Repeat every line of the data exactly, but not the pictures.

•••••

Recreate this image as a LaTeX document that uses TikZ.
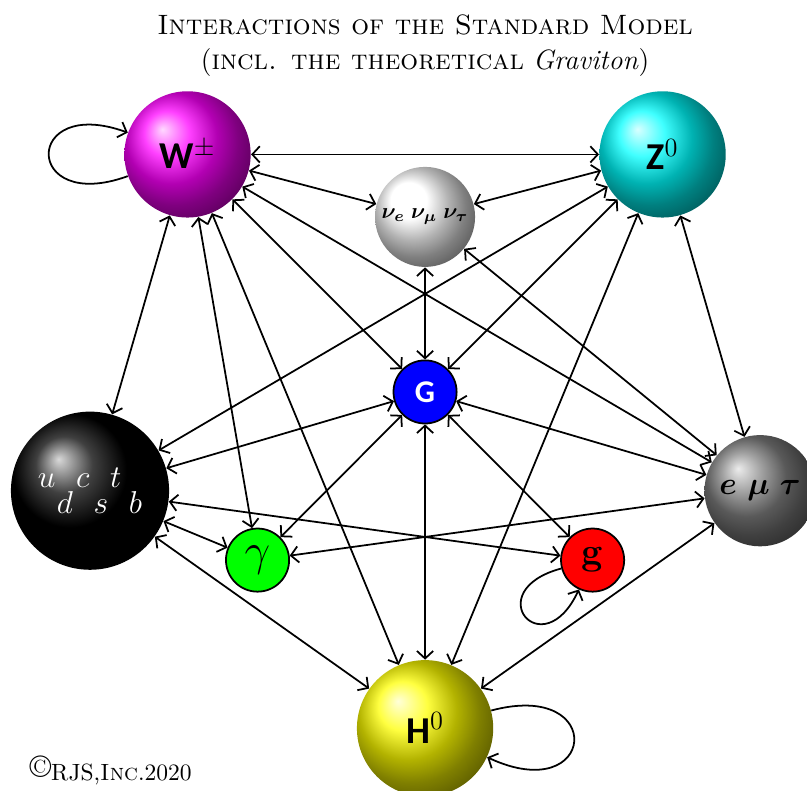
\documentclass[tikz,border=0pt]{standalone}
\usepackage{amsmath,amssymb}
\usepackage{bm}
\usepackage{fontspec}
\newfontfamily\bosonfont{Carlito}
\usepackage{tikz}
\usetikzlibrary{arrows.meta, positioning}
\tikzstyle{sphere} = [
    circle,
    inner sep=0pt,
    shading=ball,
    text centered,
    align=center
]
\tikzstyle{disc} = [
    circle,
    inner sep=0pt,
    minimum size=1.01cm,
    text centered,
    draw=black,
    thick
]
\tikzset{
    >={Straight Barb[length=1.2mm,width=2.6mm]}
}
\tikzstyle{arrow} = [
    thick,
    <->,
    draw=black
]
\tikzstyle{selfloop} = [
    thick,
    ->,
    draw=black,
    looseness=6.6
]

\begin{document}
\begin{tikzpicture}

\useasboundingbox (-6.8,-6.37) rectangle (6.11,6.27);

% Title
\node (title) [align=center, font=\fontsize{12.75}{16}\selectfont] at (0,5.54)
{\textsc{Interactions of the Standard Model}\\
(\textsc{incl. the theoretical} \textit{Graviton})};

% Nodes
\node (W) [sphere, ball color=magenta, minimum size=2.02cm] at (-3.8,3.8)
{\LARGE{\bosonfont\bfseries W}$^{\pm}$};

\node (Z) [sphere, ball color=cyan, minimum size=2.02cm] at (3.8,3.8)
{\LARGE{\bosonfont\bfseries Z}$^{0}$};

\node (nu) [sphere, ball color=white, minimum size=1.6cm] at (0,2.8)
{\normalsize$\bm{\nu_e\;\nu_\mu\;\nu_\tau}$};

\node (G) [disc, fill=blue] at (0,0)
{\Large\color{white}\bosonfont\bfseries G};

\node (quarks) [sphere, ball color=black, minimum size=2.53cm, align=left,
    font=\Large, text=white] at (-5.36,-1.58)
{$u~~c~~t$\\[-6.5pt]
\hspace{0.6em}$d~~s~~b$};

\node (leptons) [sphere, ball color=gray, minimum size=1.78cm] at (5.36,-1.58)
{\Large$\bm{e~\mu~\tau}$};

\node (photon) [disc, fill=green] at (-2.68,-2.69)
{\huge$\gamma$};

\node (gluon) [disc, fill=red] at (2.68,-2.69)
{\LARGE\bfseries g};

\node (H) [sphere, ball color=yellow, minimum size=2.18cm] at (0,-5.38)
{\LARGE{\bosonfont\bfseries H}$^{0}$};

\node (credit) [anchor=west, font=\fontsize{10.7}{13}\selectfont] at (-6.45,-6.05)
{\raisebox{0.3ex}{\Large\textcopyright}RJS,\textsc{Inc}.2020};

% Arrows
\draw [arrow] (W) -- (Z);
\draw [arrow] (W) -- (nu);
\draw [arrow] (W) -- (G);
\draw [arrow] (W) -- (leptons);
\draw [arrow] (W) -- (quarks);
\draw [arrow] (W) -- (photon);
\draw [arrow] (W) -- (H);

\draw [arrow] (Z) -- (nu);
\draw [arrow] (Z) -- (quarks);
\draw [arrow] (Z) -- (G);
\draw [arrow] (Z) -- (H);
\draw [arrow] (Z) -- (leptons);

\draw [arrow] (nu) -- (G);
\draw [arrow] (nu) -- (leptons);

\draw [arrow] (G) -- (quarks);
\draw [arrow] (G) -- (leptons);
\draw [arrow] (G) -- (photon);
\draw [arrow] (G) -- (gluon);
\draw [arrow] (G) -- (H);

\draw [arrow] (quarks) -- (gluon);
\draw [arrow] (quarks) -- (photon);
\draw [arrow] (quarks) -- (H);

\draw [arrow] (leptons) -- (photon);
\draw [arrow] (leptons) -- (H);

% Self-interactions
\draw [selfloop] (W) to [out=200, in=160] (W);
\draw [selfloop] (H) to [out=15, in=-25] (H);
\draw [selfloop, looseness=8] (gluon) to [out=195, in=245] (gluon);

\end{tikzpicture}
\end{document}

•••••

RESPONSE TO THE TASK -
Recreate this image as a LaTeX document that uses TikZ.
\documentclass[tikz,border=0pt]{standalone}
\usepackage{amsmath,amssymb}
\usepackage{bm}
\usepackage{fontspec}
\newfontfamily\bosonfont{Carlito}
\usepackage{tikz}
\usetikzlibrary{arrows.meta, positioning}
\tikzstyle{sphere} = [
    circle,
    inner sep=0pt,
    shading=ball,
    text centered,
    align=center
]
\tikzstyle{disc} = [
    circle,
    inner sep=0pt,
    minimum size=1.01cm,
    text centered,
    draw=black,
    thick
]
\tikzset{
    >={Straight Barb[length=1.2mm,width=2.6mm]}
}
\tikzstyle{arrow} = [
    thick,
    <->,
    draw=black
]
\tikzstyle{selfloop} = [
    thick,
    ->,
    draw=black,
    looseness=6.6
]

\begin{document}
\begin{tikzpicture}

\useasboundingbox (-6.8,-6.37) rectangle (6.11,6.27);

% Title
\node (title) [align=center, font=\fontsize{12.75}{16}\selectfont] at (0,5.54)
{\textsc{Interactions of the Standard Model}\\
(\textsc{incl. the theoretical} \textit{Graviton})};

% Nodes
\node (W) [sphere, ball color=magenta, minimum size=2.02cm] at (-3.8,3.8)
{\LARGE{\bosonfont\bfseries W}$^{\pm}$};

\node (Z) [sphere, ball color=cyan, minimum size=2.02cm] at (3.8,3.8)
{\LARGE{\bosonfont\bfseries Z}$^{0}$};

\node (nu) [sphere, ball color=white, minimum size=1.6cm] at (0,2.8)
{\normalsize$\bm{\nu_e\;\nu_\mu\;\nu_\tau}$};

\node (G) [disc, fill=blue] at (0,0)
{\Large\color{white}\bosonfont\bfseries G};

\node (quarks) [sphere, ball color=black, minimum size=2.53cm, align=left,
    font=\Large, text=white] at (-5.36,-1.58)
{$u~~c~~t$\\[-6.5pt]
\hspace{0.6em}$d~~s~~b$};

\node (leptons) [sphere, ball color=gray, minimum size=1.78cm] at (5.36,-1.58)
{\Large$\bm{e~\mu~\tau}$};

\node (photon) [disc, fill=green] at (-2.68,-2.69)
{\huge$\gamma$};

\node (gluon) [disc, fill=red] at (2.68,-2.69)
{\LARGE\bfseries g};

\node (H) [sphere, ball color=yellow, minimum size=2.18cm] at (0,-5.38)
{\LARGE{\bosonfont\bfseries H}$^{0}$};

\node (credit) [anchor=west, font=\fontsize{10.7}{13}\selectfont] at (-6.45,-6.05)
{\raisebox{0.3ex}{\Large\textcopyright}RJS,\textsc{Inc}.2020};

% Arrows
\draw [arrow] (W) -- (Z);
\draw [arrow] (W) -- (nu);
\draw [arrow] (W) -- (G);
\draw [arrow] (W) -- (leptons);
\draw [arrow] (W) -- (quarks);
\draw [arrow] (W) -- (photon);
\draw [arrow] (W) -- (H);

\draw [arrow] (Z) -- (nu);
\draw [arrow] (Z) -- (quarks);
\draw [arrow] (Z) -- (G);
\draw [arrow] (Z) -- (H);
\draw [arrow] (Z) -- (leptons);

\draw [arrow] (nu) -- (G);
\draw [arrow] (nu) -- (leptons);

\draw [arrow] (G) -- (quarks);
\draw [arrow] (G) -- (leptons);
\draw [arrow] (G) -- (photon);
\draw [arrow] (G) -- (gluon);
\draw [arrow] (G) -- (H);

\draw [arrow] (quarks) -- (gluon);
\draw [arrow] (quarks) -- (photon);
\draw [arrow] (quarks) -- (H);

\draw [arrow] (leptons) -- (photon);
\draw [arrow] (leptons) -- (H);

% Self-interactions
\draw [selfloop] (W) to [out=200, in=160] (W);
\draw [selfloop] (H) to [out=15, in=-25] (H);
\draw [selfloop, looseness=8] (gluon) to [out=195, in=245] (gluon);

\end{tikzpicture}
\end{document}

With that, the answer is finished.